**TASK BRIEF**
Repeat, exactly and completely, the material that follows. Omit the pictures.

**PROVIDED MATERIAL**

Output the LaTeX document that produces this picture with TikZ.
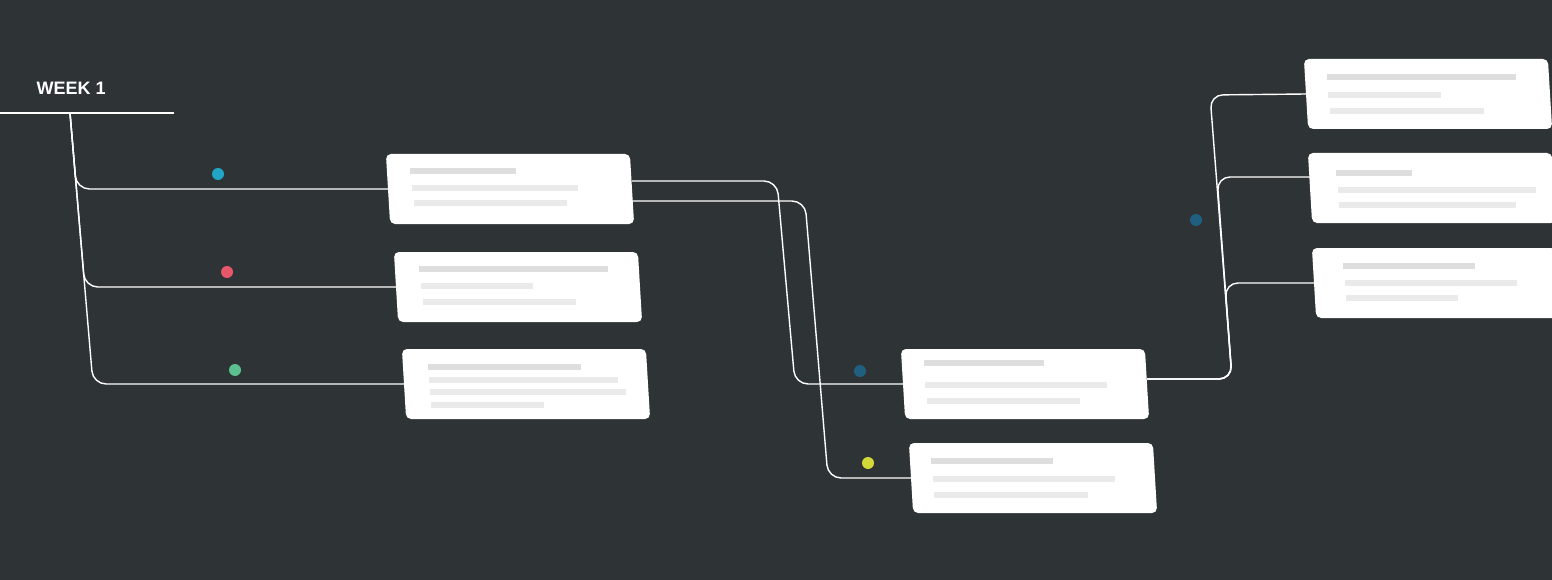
\documentclass[tikz,border=0pt]{standalone}
\usepackage{fontspec}
\setmainfont{Liberation Sans}
\usetikzlibrary{positioning,calc}
\definecolor{bgdark}{RGB}{46,52,54}
\definecolor{barA}{RGB}{222,222,222}
\definecolor{barB}{RGB}{234,234,234}
\definecolor{dotcyan}{RGB}{34,166,199}
\definecolor{dotred}{RGB}{232,86,106}
\definecolor{dotgreen}{RGB}{91,191,143}
\definecolor{dotblue}{RGB}{31,95,128}
\definecolor{dotyellow}{RGB}{212,217,58}
\tikzset{card/.style={rectangle, rounded corners=5pt, fill=white, minimum width=244pt,
                      minimum height=70pt, inner sep=0pt, transform shape, xslant=-0.06},
         wire/.style={draw=white, line width=1.4pt, rounded corners=13pt},
         dot/.style={circle, inner sep=0pt, minimum size=12pt},
         bar/.style={line width=6pt}}
\begin{document}
\begin{tikzpicture}[x=1pt,y=-1pt]
\fill[bgdark] (0,0) rectangle (1552,580);
\clip (0,0) rectangle (1552,580);

% title
\node (wk) [text=white, anchor=west, font=\fontsize{18}{20}\selectfont\bfseries] at (33,88) {WEEK 1};
\coordinate (wkL) at (0,113);
\coordinate (wkR) at (174,113);
\coordinate (wkT) at (70,113);
\draw[wire] (wkL) -- (wkR);

% cards
\node (c1) [card] at (510,189) {};
\node (c2) [card] at (518,287) {};
\node (c3) [card] at (526,384) {};
\node (c4) [card] at (1025,384) {};
\node (c5) [card] at (1033,478) {};
\node (c6) [card] at (1428,94) {};
\node (c7) [card] at (1432,188) {};
\node (c8) [card] at (1436,283) {};

% placeholder bars
\foreach \xa/\xb/\yy in {410/516/171, 419/608/269, 428/581/367, 924/1044/363,
                         931/1053/461, 1327/1516/77, 1336/1412/173, 1343/1475/266}
  \draw[bar, barA] (\xa,\yy) -- (\xb,\yy);
\foreach \xa/\xb/\yy in {412/578/188, 414/567/203, 421/533/286, 423/576/302,
                         429/618/380, 430/626/392, 431/544/405,
                         925/1107/385, 927/1080/401, 933/1115/479, 934/1088/495,
                         1328/1441/95, 1330/1484/111, 1338/1536/190, 1339/1516/205,
                         1345/1517/283, 1346/1458/298}
  \draw[bar, barB] (\xa,\yy) -- (\xb,\yy);

% left tree
\coordinate (t1) at (76.4,189);
\coordinate (t2) at (84.8,287);
\coordinate (t3) at (93,384);
\draw[wire] (wkT) -- (t1) -- (c1.west);
\draw[wire] (wkT) -- (t2) -- (c2.west);
\draw[wire] (wkT) -- (t3) -- (c3.west);

% middle
\coordinate (m1) at (777,181);
\coordinate (m2) at (795,384);
\coordinate (m3) at (805,201);
\coordinate (m4) at (828,478);
\draw[wire] ([yshift=8pt]c1.east) -- (m1) -- (m2) -- (c4.west);
\draw[wire] ([yshift=-12pt]c1.east) -- (m3) -- (m4) -- (c5.west);

% right tree
\coordinate (r0) at (1232,379);
\coordinate (r6) at (1210,95);
\coordinate (r7) at (1217,177);
\coordinate (r8) at (1225,283);
\draw[wire] ([yshift=5pt]c4.east) -- (r0) -- (r6) -- (c6.west);
\draw[wire] ([yshift=5pt]c4.east) -- (r0) -- (r7) -- ([yshift=11pt]c7.west);
\draw[wire] ([yshift=5pt]c4.east) -- (r0) -- (r8) -- (c8.west);

% dots
\node (d1) [dot, fill=dotcyan] at (218,174) {};
\node (d2) [dot, fill=dotred] at (227,272) {};
\node (d3) [dot, fill=dotgreen] at (235,370) {};
\node (d4) [dot, fill=dotblue] at (860,371) {};
\node (d5) [dot, fill=dotyellow] at (868,463) {};
\node (d6) [dot, fill=dotblue] at (1196,220) {};
\end{tikzpicture}
\end{document}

**RESPONSE BELOW**
Output the LaTeX document that produces this picture with TikZ.
\documentclass[tikz,border=0pt]{standalone}
\usepackage{fontspec}
\setmainfont{Liberation Sans}
\usetikzlibrary{positioning,calc}
\definecolor{bgdark}{RGB}{46,52,54}
\definecolor{barA}{RGB}{222,222,222}
\definecolor{barB}{RGB}{234,234,234}
\definecolor{dotcyan}{RGB}{34,166,199}
\definecolor{dotred}{RGB}{232,86,106}
\definecolor{dotgreen}{RGB}{91,191,143}
\definecolor{dotblue}{RGB}{31,95,128}
\definecolor{dotyellow}{RGB}{212,217,58}
\tikzset{card/.style={rectangle, rounded corners=5pt, fill=white, minimum width=244pt,
                      minimum height=70pt, inner sep=0pt, transform shape, xslant=-0.06},
         wire/.style={draw=white, line width=1.4pt, rounded corners=13pt},
         dot/.style={circle, inner sep=0pt, minimum size=12pt},
         bar/.style={line width=6pt}}
\begin{document}
\begin{tikzpicture}[x=1pt,y=-1pt]
\fill[bgdark] (0,0) rectangle (1552,580);
\clip (0,0) rectangle (1552,580);

% title
\node (wk) [text=white, anchor=west, font=\fontsize{18}{20}\selectfont\bfseries] at (33,88) {WEEK 1};
\coordinate (wkL) at (0,113);
\coordinate (wkR) at (174,113);
\coordinate (wkT) at (70,113);
\draw[wire] (wkL) -- (wkR);

% cards
\node (c1) [card] at (510,189) {};
\node (c2) [card] at (518,287) {};
\node (c3) [card] at (526,384) {};
\node (c4) [card] at (1025,384) {};
\node (c5) [card] at (1033,478) {};
\node (c6) [card] at (1428,94) {};
\node (c7) [card] at (1432,188) {};
\node (c8) [card] at (1436,283) {};

% placeholder bars
\foreach \xa/\xb/\yy in {410/516/171, 419/608/269, 428/581/367, 924/1044/363,
                         931/1053/461, 1327/1516/77, 1336/1412/173, 1343/1475/266}
  \draw[bar, barA] (\xa,\yy) -- (\xb,\yy);
\foreach \xa/\xb/\yy in {412/578/188, 414/567/203, 421/533/286, 423/576/302,
                         429/618/380, 430/626/392, 431/544/405,
                         925/1107/385, 927/1080/401, 933/1115/479, 934/1088/495,
                         1328/1441/95, 1330/1484/111, 1338/1536/190, 1339/1516/205,
                         1345/1517/283, 1346/1458/298}
  \draw[bar, barB] (\xa,\yy) -- (\xb,\yy);

% left tree
\coordinate (t1) at (76.4,189);
\coordinate (t2) at (84.8,287);
\coordinate (t3) at (93,384);
\draw[wire] (wkT) -- (t1) -- (c1.west);
\draw[wire] (wkT) -- (t2) -- (c2.west);
\draw[wire] (wkT) -- (t3) -- (c3.west);

% middle
\coordinate (m1) at (777,181);
\coordinate (m2) at (795,384);
\coordinate (m3) at (805,201);
\coordinate (m4) at (828,478);
\draw[wire] ([yshift=8pt]c1.east) -- (m1) -- (m2) -- (c4.west);
\draw[wire] ([yshift=-12pt]c1.east) -- (m3) -- (m4) -- (c5.west);

% right tree
\coordinate (r0) at (1232,379);
\coordinate (r6) at (1210,95);
\coordinate (r7) at (1217,177);
\coordinate (r8) at (1225,283);
\draw[wire] ([yshift=5pt]c4.east) -- (r0) -- (r6) -- (c6.west);
\draw[wire] ([yshift=5pt]c4.east) -- (r0) -- (r7) -- ([yshift=11pt]c7.west);
\draw[wire] ([yshift=5pt]c4.east) -- (r0) -- (r8) -- (c8.west);

% dots
\node (d1) [dot, fill=dotcyan] at (218,174) {};
\node (d2) [dot, fill=dotred] at (227,272) {};
\node (d3) [dot, fill=dotgreen] at (235,370) {};
\node (d4) [dot, fill=dotblue] at (860,371) {};
\node (d5) [dot, fill=dotyellow] at (868,463) {};
\node (d6) [dot, fill=dotblue] at (1196,220) {};
\end{tikzpicture}
\end{document}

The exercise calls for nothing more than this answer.